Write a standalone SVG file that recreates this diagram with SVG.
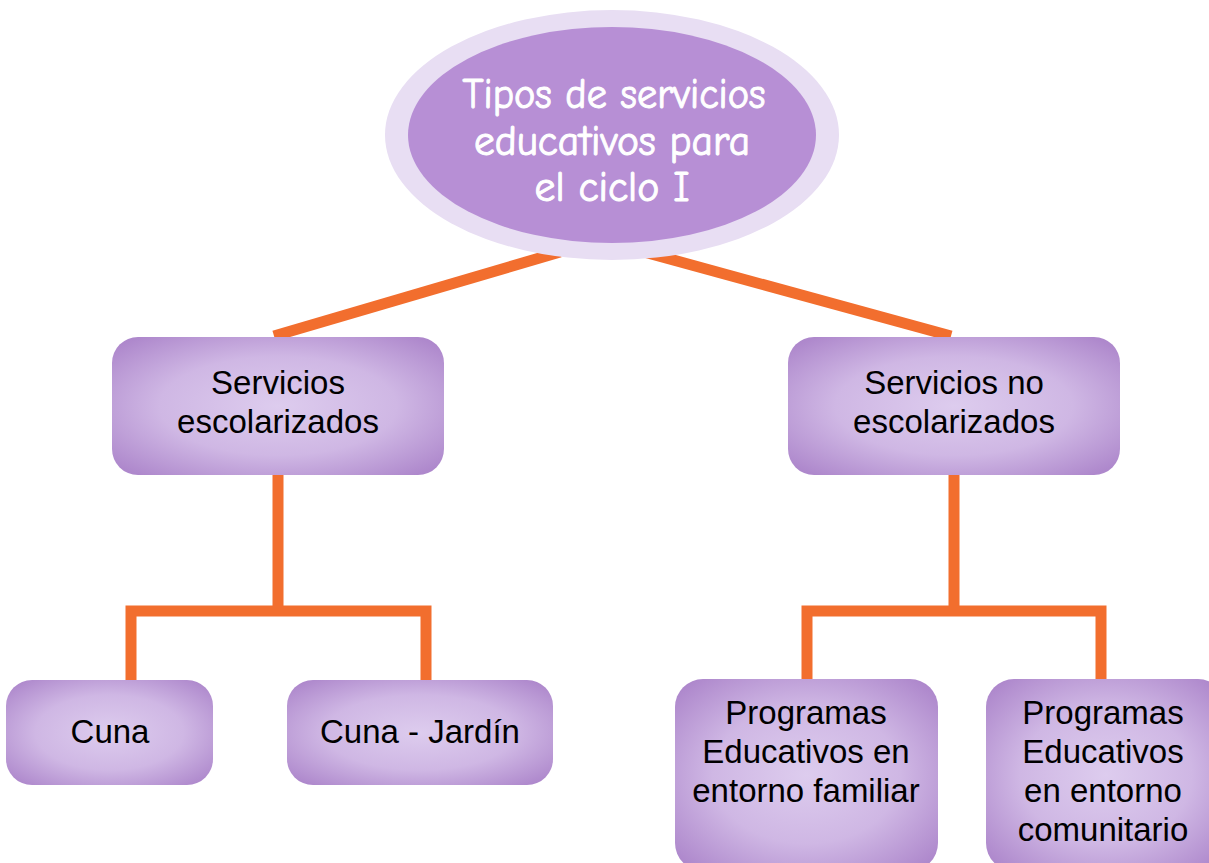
<svg xmlns="http://www.w3.org/2000/svg" width="1209" height="863" viewBox="0 0 1209 863">
<defs>
<radialGradient id="g" cx="50%" cy="50%" r="65%">
<stop offset="0" stop-color="#DDCCEE"/>
<stop offset="0.55" stop-color="#CFB7E4"/>
<stop offset="1" stop-color="#AE88CC"/>
</radialGradient>
<style>
.box{fill:url(#g)}
.t{font-family:"Liberation Sans",Arial,sans-serif;font-size:33px;fill:#000;text-anchor:middle}
.h{font-family:"Comic Neue","DejaVu Sans","Liberation Sans",sans-serif;font-size:42px;fill:#fff;stroke:#fff;stroke-width:1;text-anchor:middle}
.c{stroke:#F26E2E;stroke-width:11;fill:none;stroke-linejoin:miter;stroke-linecap:butt}
</style>
</defs>
<rect width="1209" height="863" fill="#fff"/>
<g id="connectors">
<line class="c" x1="274" y1="336" x2="560" y2="252"/>
<line class="c" x1="644" y1="252" x2="951" y2="336"/>
<path class="c" d="M278 474 V611"/>
<path class="c" d="M131 682 V611 H426 V682"/>
<path class="c" d="M954 474 V611"/>
<path class="c" d="M807 682 V611 H1101 V682"/>
</g>
<g id="root">
<ellipse cx="612" cy="135" rx="227" ry="125" fill="#E8DEF3"/>
<ellipse cx="612" cy="135" rx="204" ry="108" fill="#B78FD5"/>
<text class="h" x="614" y="108" textLength="303" lengthAdjust="spacingAndGlyphs">Tipos de servicios</text>
<text class="h" x="612" y="155" textLength="276" lengthAdjust="spacingAndGlyphs">educativos para</text>
<text class="h" x="612" y="201" textLength="155" lengthAdjust="spacingAndGlyphs">el ciclo I</text>
</g>
<g id="n1">
<rect class="box" x="112" y="337" width="332" height="138" rx="26"/>
<text class="t" x="278" y="394">Servicios</text>
<text class="t" x="278" y="433">escolarizados</text>
</g>
<g id="n2">
<rect class="box" x="788" y="337" width="332" height="138" rx="26"/>
<text class="t" x="954" y="394">Servicios no</text>
<text class="t" x="954" y="433">escolarizados</text>
</g>
<g id="n3">
<rect class="box" x="6" y="680" width="207" height="105" rx="26"/>
<text class="t" x="110" y="743">Cuna</text>
</g>
<g id="n4">
<rect class="box" x="287" y="680" width="266" height="105" rx="26"/>
<text class="t" x="420" y="743">Cuna - Jardín</text>
</g>
<g id="n5">
<rect class="box" x="675" y="679" width="263" height="192" rx="28"/>
<text class="t" x="806" y="724">Programas</text>
<text class="t" x="806" y="763">Educativos en</text>
<text class="t" x="806" y="802">entorno familiar</text>
</g>
<g id="n6">
<rect class="box" x="986" y="679" width="240" height="192" rx="28"/>
<text class="t" x="1103" y="724">Programas</text>
<text class="t" x="1103" y="763">Educativos</text>
<text class="t" x="1103" y="802">en entorno</text>
<text class="t" x="1103" y="841">comunitario</text>
</g>
</svg>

:::::

Reproduce the data verbatim. Do not carry any picture into the copy.

» Finished exercise
Write a standalone SVG file that recreates this diagram with SVG.
<svg xmlns="http://www.w3.org/2000/svg" width="1209" height="863" viewBox="0 0 1209 863">
<defs>
<radialGradient id="g" cx="50%" cy="50%" r="65%">
<stop offset="0" stop-color="#DDCCEE"/>
<stop offset="0.55" stop-color="#CFB7E4"/>
<stop offset="1" stop-color="#AE88CC"/>
</radialGradient>
<style>
.box{fill:url(#g)}
.t{font-family:"Liberation Sans",Arial,sans-serif;font-size:33px;fill:#000;text-anchor:middle}
.h{font-family:"Comic Neue","DejaVu Sans","Liberation Sans",sans-serif;font-size:42px;fill:#fff;stroke:#fff;stroke-width:1;text-anchor:middle}
.c{stroke:#F26E2E;stroke-width:11;fill:none;stroke-linejoin:miter;stroke-linecap:butt}
</style>
</defs>
<rect width="1209" height="863" fill="#fff"/>
<g id="connectors">
<line class="c" x1="274" y1="336" x2="560" y2="252"/>
<line class="c" x1="644" y1="252" x2="951" y2="336"/>
<path class="c" d="M278 474 V611"/>
<path class="c" d="M131 682 V611 H426 V682"/>
<path class="c" d="M954 474 V611"/>
<path class="c" d="M807 682 V611 H1101 V682"/>
</g>
<g id="root">
<ellipse cx="612" cy="135" rx="227" ry="125" fill="#E8DEF3"/>
<ellipse cx="612" cy="135" rx="204" ry="108" fill="#B78FD5"/>
<text class="h" x="614" y="108" textLength="303" lengthAdjust="spacingAndGlyphs">Tipos de servicios</text>
<text class="h" x="612" y="155" textLength="276" lengthAdjust="spacingAndGlyphs">educativos para</text>
<text class="h" x="612" y="201" textLength="155" lengthAdjust="spacingAndGlyphs">el ciclo I</text>
</g>
<g id="n1">
<rect class="box" x="112" y="337" width="332" height="138" rx="26"/>
<text class="t" x="278" y="394">Servicios</text>
<text class="t" x="278" y="433">escolarizados</text>
</g>
<g id="n2">
<rect class="box" x="788" y="337" width="332" height="138" rx="26"/>
<text class="t" x="954" y="394">Servicios no</text>
<text class="t" x="954" y="433">escolarizados</text>
</g>
<g id="n3">
<rect class="box" x="6" y="680" width="207" height="105" rx="26"/>
<text class="t" x="110" y="743">Cuna</text>
</g>
<g id="n4">
<rect class="box" x="287" y="680" width="266" height="105" rx="26"/>
<text class="t" x="420" y="743">Cuna - Jardín</text>
</g>
<g id="n5">
<rect class="box" x="675" y="679" width="263" height="192" rx="28"/>
<text class="t" x="806" y="724">Programas</text>
<text class="t" x="806" y="763">Educativos en</text>
<text class="t" x="806" y="802">entorno familiar</text>
</g>
<g id="n6">
<rect class="box" x="986" y="679" width="240" height="192" rx="28"/>
<text class="t" x="1103" y="724">Programas</text>
<text class="t" x="1103" y="763">Educativos</text>
<text class="t" x="1103" y="802">en entorno</text>
<text class="t" x="1103" y="841">comunitario</text>
</g>
</svg>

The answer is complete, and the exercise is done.